Las explicaciones se complican, por el contrario cuando se pretende dar cuenta de cómo puede apoyarse desde un supuesto peronismo al ex-ministro de economía que frenó todo lo que pudo la reparación salarial de los trabajadores, cuya gestión aumentó la brecha entre los más pobres y los más ricos, y encima pretendía dejar las decisiones en manos del mercado (por todo lo cual se convirtió en un ex-ministro).
Se complica más aún si se trata de explicar cómo desde otro supuesto peronismo se puede acompañar la candidatura de un ex-presidente en cuyos diez años de gestión se generó un deterioro sistemático de las condiciones laborales a través de la destrucción del derecho laboral, llevando la precarización laboral incluso al ámbito del Estado a través de los contratos basura, llevando adelante una política económica sujeta a los dictados de organismos internacionales como el FMI por los cuales se profundizó el desmantelamiento del Estado para facilitar el avance del Mercado como regulador de las relaciones sociales, que dio los resultados conocidos por todos.

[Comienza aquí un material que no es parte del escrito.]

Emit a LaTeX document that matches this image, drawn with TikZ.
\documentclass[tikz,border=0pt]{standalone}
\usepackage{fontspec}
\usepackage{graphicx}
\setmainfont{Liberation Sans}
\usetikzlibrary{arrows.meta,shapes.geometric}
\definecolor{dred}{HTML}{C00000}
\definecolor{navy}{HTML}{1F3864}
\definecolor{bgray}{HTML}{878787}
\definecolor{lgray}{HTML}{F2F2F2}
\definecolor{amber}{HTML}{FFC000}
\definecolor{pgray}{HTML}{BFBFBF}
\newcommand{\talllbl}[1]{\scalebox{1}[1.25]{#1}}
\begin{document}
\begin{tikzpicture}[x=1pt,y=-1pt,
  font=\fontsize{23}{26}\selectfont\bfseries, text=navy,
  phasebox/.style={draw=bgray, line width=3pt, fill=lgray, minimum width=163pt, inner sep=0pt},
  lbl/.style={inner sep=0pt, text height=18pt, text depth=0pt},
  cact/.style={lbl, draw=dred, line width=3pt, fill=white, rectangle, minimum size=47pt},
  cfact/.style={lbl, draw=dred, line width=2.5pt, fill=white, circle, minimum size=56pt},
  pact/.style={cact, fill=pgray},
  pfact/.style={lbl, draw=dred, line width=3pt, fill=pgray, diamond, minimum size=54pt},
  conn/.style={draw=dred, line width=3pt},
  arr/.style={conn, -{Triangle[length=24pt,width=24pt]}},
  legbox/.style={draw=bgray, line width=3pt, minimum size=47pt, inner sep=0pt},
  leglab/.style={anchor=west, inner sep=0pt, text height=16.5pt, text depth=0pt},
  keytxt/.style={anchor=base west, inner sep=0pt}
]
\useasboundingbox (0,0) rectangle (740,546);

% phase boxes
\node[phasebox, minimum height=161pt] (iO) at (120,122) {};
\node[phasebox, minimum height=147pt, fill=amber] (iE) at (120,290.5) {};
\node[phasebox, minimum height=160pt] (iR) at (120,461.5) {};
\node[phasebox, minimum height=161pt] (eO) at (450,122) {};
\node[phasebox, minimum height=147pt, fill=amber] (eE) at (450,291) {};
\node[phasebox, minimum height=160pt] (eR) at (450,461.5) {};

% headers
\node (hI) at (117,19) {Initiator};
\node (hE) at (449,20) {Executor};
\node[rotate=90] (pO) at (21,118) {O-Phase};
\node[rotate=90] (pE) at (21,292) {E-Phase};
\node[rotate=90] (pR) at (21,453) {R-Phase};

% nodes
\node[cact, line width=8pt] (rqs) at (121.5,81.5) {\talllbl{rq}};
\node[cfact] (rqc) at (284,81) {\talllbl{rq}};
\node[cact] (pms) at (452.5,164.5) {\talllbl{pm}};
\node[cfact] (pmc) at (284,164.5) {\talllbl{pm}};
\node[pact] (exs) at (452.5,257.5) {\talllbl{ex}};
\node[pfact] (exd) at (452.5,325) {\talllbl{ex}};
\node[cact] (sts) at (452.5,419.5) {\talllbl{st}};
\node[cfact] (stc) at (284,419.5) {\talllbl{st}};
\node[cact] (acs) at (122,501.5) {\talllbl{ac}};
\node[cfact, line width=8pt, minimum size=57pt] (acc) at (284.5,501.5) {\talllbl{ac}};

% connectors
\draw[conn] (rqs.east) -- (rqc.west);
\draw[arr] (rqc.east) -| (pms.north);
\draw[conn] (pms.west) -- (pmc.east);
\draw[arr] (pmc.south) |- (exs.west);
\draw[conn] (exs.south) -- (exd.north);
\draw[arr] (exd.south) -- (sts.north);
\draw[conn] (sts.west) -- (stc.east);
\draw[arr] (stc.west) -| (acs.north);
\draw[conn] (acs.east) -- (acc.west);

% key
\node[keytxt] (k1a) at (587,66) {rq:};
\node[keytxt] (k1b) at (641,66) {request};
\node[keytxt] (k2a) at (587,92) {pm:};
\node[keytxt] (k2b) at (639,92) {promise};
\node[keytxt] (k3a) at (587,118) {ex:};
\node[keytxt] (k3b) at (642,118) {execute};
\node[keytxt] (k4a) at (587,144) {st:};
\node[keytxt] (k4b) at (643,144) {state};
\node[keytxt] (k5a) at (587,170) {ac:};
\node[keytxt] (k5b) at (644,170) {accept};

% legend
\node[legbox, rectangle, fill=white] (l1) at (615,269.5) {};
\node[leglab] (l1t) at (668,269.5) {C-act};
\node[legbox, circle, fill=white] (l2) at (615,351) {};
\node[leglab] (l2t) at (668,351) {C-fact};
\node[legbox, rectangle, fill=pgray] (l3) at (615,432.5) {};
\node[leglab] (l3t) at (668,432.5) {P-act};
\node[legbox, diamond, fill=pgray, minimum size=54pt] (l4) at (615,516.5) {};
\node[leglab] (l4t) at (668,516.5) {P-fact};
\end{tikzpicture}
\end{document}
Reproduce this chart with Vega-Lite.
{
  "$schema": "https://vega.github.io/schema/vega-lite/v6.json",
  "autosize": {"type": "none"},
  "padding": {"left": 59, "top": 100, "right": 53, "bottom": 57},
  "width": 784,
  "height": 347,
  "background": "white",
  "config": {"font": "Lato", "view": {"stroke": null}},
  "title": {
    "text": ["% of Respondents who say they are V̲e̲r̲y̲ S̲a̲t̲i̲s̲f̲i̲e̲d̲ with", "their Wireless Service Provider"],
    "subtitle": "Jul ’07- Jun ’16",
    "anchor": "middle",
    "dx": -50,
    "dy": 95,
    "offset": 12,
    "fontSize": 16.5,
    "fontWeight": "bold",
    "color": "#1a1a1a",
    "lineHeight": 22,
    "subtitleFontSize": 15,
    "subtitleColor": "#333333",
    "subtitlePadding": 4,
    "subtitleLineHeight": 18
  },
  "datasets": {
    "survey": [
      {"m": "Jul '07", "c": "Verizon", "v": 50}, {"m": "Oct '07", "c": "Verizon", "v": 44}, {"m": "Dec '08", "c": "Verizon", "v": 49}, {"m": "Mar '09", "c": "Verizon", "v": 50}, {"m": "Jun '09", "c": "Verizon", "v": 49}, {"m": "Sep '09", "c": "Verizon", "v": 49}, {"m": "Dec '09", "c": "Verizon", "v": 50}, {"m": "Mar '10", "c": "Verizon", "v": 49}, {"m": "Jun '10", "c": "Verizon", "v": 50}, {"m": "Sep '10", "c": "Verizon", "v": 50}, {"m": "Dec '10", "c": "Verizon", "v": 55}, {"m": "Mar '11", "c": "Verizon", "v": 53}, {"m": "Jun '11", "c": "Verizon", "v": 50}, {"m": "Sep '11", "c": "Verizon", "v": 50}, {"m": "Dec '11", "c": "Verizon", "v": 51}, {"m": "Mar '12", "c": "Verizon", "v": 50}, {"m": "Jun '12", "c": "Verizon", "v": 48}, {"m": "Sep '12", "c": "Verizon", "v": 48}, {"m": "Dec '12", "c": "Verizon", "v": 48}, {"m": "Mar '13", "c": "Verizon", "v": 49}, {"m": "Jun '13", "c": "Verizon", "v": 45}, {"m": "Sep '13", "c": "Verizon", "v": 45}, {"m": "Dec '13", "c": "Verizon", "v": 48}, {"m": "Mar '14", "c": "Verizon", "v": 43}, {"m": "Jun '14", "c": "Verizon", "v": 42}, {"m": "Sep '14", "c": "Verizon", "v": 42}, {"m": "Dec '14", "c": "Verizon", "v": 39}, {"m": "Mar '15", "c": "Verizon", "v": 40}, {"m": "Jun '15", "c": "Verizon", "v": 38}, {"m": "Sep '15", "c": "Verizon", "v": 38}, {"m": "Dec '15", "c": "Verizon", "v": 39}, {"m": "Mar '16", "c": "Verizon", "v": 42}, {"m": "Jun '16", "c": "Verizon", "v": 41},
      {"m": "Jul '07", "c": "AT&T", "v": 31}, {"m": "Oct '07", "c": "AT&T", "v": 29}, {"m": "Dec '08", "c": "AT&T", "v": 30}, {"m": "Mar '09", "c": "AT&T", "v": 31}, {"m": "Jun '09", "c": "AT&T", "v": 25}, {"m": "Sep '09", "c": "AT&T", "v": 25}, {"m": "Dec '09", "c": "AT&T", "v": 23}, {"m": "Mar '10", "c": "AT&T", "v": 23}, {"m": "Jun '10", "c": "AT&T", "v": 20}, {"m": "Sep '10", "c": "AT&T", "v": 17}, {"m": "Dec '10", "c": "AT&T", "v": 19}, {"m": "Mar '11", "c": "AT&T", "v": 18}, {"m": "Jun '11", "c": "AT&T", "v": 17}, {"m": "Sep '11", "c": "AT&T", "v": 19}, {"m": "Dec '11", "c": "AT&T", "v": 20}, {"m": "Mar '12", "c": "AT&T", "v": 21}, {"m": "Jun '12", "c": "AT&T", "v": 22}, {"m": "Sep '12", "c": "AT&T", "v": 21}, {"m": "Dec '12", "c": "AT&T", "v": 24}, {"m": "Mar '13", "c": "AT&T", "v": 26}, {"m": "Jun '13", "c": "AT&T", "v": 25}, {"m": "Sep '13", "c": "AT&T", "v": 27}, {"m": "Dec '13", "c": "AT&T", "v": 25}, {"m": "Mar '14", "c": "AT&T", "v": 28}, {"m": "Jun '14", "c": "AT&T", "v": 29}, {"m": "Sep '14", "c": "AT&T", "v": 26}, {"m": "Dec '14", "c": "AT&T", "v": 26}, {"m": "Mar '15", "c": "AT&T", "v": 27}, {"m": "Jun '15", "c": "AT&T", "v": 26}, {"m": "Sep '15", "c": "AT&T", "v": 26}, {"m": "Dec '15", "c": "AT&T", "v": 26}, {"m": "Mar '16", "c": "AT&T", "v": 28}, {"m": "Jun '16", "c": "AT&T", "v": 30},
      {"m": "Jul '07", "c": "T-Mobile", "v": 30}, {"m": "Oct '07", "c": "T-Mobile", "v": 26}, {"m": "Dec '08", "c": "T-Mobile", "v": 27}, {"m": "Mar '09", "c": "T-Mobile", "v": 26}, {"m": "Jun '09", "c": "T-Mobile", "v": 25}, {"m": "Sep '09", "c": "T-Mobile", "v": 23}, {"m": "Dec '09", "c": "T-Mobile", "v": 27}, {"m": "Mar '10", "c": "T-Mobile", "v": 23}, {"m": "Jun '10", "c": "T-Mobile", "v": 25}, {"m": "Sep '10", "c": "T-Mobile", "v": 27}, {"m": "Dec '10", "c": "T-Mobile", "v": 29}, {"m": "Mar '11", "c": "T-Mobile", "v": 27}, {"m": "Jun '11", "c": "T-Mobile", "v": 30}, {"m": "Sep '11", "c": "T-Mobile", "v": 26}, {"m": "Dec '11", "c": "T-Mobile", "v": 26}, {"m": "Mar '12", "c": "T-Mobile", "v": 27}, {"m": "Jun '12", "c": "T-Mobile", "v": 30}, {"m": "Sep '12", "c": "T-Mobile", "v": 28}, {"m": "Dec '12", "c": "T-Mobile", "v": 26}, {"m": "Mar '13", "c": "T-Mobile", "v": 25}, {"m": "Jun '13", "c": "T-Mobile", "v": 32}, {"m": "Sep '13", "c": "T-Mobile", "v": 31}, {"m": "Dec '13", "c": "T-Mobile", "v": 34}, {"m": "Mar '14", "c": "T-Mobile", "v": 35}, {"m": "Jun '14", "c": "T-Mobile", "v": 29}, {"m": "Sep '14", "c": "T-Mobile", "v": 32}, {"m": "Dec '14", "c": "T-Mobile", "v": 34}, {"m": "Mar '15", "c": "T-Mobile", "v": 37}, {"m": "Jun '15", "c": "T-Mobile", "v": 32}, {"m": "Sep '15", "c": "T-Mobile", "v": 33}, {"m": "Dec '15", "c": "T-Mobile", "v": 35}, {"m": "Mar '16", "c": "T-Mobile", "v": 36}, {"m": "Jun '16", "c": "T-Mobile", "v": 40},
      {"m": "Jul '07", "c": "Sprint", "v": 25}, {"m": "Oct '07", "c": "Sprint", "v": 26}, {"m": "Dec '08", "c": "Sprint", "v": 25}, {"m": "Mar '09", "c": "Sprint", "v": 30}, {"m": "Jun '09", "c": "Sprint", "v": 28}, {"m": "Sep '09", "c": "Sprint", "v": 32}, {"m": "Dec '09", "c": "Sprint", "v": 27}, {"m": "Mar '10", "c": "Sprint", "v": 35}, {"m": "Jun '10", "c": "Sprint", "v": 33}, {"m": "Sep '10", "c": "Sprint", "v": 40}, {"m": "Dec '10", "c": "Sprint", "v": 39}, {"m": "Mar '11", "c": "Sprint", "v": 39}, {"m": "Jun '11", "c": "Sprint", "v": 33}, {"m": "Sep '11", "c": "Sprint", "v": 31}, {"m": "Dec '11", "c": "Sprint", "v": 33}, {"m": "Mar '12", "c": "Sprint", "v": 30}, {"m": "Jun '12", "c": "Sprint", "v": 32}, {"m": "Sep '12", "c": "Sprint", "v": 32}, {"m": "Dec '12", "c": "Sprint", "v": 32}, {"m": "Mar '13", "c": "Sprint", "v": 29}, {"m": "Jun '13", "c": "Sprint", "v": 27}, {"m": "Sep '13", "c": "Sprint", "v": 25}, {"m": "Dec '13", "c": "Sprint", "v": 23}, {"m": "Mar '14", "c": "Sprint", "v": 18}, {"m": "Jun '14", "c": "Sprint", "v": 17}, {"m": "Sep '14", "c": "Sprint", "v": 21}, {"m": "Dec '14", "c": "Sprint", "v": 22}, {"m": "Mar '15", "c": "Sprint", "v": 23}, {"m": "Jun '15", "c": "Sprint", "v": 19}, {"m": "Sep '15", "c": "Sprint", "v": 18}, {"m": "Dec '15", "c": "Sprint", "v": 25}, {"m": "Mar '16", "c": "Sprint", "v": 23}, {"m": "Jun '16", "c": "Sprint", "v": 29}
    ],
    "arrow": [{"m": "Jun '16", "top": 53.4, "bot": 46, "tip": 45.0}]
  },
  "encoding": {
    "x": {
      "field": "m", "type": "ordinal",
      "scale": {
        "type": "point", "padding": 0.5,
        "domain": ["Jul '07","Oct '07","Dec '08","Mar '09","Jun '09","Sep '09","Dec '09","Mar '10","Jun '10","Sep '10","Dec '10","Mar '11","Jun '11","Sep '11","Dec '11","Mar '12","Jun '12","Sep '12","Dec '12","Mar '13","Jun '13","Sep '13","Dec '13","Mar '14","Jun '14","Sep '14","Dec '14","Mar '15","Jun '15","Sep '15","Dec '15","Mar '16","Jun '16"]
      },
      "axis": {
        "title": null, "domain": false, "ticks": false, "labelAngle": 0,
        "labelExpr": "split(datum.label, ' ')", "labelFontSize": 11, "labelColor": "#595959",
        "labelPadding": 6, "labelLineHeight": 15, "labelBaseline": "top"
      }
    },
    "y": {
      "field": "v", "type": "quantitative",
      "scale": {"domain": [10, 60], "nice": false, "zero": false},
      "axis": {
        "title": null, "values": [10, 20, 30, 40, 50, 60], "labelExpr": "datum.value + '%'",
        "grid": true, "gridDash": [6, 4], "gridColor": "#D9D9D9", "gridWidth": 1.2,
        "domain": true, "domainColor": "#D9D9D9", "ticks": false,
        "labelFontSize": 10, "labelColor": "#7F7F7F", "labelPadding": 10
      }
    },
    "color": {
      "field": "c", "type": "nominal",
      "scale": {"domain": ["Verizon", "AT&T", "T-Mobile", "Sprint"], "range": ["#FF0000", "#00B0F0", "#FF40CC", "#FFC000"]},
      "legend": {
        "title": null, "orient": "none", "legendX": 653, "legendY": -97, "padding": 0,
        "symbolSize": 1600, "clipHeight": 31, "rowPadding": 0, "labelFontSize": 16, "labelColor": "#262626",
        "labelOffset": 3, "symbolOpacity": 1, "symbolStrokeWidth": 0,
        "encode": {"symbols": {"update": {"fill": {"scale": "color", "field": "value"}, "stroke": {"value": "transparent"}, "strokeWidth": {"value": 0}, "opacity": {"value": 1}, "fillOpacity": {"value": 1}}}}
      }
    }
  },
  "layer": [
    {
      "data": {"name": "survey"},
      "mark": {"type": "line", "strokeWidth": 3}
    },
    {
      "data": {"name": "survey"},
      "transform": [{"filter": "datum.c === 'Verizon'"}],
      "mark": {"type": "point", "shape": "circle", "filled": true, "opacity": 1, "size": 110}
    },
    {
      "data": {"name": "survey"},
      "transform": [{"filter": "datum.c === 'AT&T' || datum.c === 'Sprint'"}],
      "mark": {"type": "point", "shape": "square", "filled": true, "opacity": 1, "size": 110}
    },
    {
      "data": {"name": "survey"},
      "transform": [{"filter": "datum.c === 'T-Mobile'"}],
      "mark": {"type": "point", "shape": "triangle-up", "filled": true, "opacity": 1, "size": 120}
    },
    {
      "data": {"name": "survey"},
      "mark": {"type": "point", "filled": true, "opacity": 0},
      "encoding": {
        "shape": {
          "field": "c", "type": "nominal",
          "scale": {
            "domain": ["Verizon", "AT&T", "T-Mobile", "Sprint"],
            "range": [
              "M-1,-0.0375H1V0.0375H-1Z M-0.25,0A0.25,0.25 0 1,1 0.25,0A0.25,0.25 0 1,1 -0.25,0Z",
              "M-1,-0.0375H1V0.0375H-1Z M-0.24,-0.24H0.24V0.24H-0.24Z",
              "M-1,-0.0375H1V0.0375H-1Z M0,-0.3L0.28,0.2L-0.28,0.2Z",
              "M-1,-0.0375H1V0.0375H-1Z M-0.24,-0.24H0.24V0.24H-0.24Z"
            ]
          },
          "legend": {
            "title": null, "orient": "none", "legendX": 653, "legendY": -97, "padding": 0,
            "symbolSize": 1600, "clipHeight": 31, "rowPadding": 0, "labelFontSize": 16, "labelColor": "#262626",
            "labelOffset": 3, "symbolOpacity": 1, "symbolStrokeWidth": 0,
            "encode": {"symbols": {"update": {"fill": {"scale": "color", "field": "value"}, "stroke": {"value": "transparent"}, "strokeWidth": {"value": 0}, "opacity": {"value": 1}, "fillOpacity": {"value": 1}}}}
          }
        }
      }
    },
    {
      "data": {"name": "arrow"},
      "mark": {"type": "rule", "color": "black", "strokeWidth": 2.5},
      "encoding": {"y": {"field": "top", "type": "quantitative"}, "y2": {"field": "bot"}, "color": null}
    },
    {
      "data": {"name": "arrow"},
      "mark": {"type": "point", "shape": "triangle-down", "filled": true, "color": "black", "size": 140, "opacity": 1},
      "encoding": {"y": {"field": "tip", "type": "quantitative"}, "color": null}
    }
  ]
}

Pero las explicaciones bordean el absurdo si pretenden justificar cómo en defensa de un peronismo declamado puede plantearse la oposición frontal a un gobierno orientado claramente a recuperar la función reguladora del Estado, a la recuperación del trabajo en blanco, avanzando sobre la informalidad que no es otra cosa que la ausencia de legalidad y el predominio de la discrecionalidad propia del Mercado; un gobierno que viene mejorando sensiblemente la distribución del ingreso y achicando la desigualdad que expresa la brecha entre los más pobres y los más ricos. Un gobierno que si colisiona ocasionalmente con la voluntad de las mayorías, rectifica su acción para alinearla con el mandato popular, entendiendo que la verdadera democracia es aquella donde el gobierno hace lo que el pueblo quiere, asumiéndose como la representación de las mayorías, tanto de sus intereses como de sus convicciones.
Los argentinos deben asumir su historia como propia y como conflicto. Sin perder de vista que la realidad es una cuestión del presente. Y es en el presente, en las acciones colectivas de hoy, donde se define el futuro de la Argentina deseada por las mayorías de la sociedad.